In the second game he got so bad that Tobin was kicked out of the game and immediately followed by Red Killefer. The boys on the bench then took up the battle and the bench was cleared, fourteen all sent to the bull pen. The Salt Lake fans, strong as they were for Salt Lake, were up in arms at the injustice of the thing-which goes to show that the baseball fan, as rabid as he is, is a mighty fine sportsmen-else baseball wouldn't be the national pastime.
           Leslie, Bee first sacker, was hurt during the first game and was replaced by Coumbe. Coumbe was hurt during the second game.
          Altogether, it was a hectic afternoon in which the great game of baseball was only a secondary affair.

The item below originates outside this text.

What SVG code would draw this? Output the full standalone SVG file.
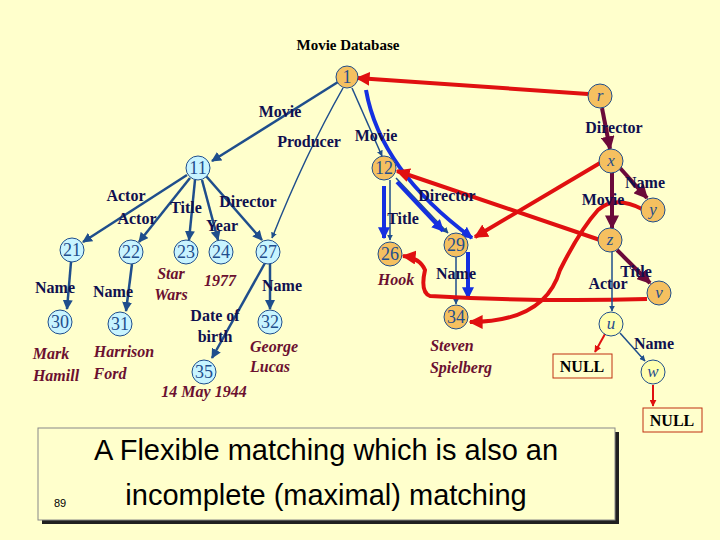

Game 5, Saturday, April 12, 1924

In their 5th game of 1924, the Seattle Indians dropped to a 1-4 start after losing to 37-year old former Major Leaguer James Otis 'Doc' Crandall.  For his biggest career win, take a look at the box score for game 5 of the 1911 World Series between the New York Giants and the Philadelphia Athletics. Jim Bagby started the game for the Indians. Bagby, a former Cleveland Indian, achieved the rare distinction of winning more than 30 games in a season for a 1920 Cleveland team managed by Tris Speaker (the infield featured Bill Wambsganss and Ray Chapman). Unlike Crandall who won one game but lost every Series despite getting three separate trips with the Giants, Bagby's Cleveland team won in 1920, and he went 1-1. However, Bagby was done after pitching 30 complete games that year. He would win 21 games between 1921 and 1923, his Major League career over. He spent 1923 in Pittsburgh and Seattle, and then 1924 with Seattle. He would pitch in the minors until 1930, retiring at the age of 40 after spending parts of the that year pitching for the Monroe, LA Drillers and the York, PA White Roses. His son, Jim Bagby, would pitch for 10 years in the majors, including being on the losing Red Sox side of the 1946 World Series.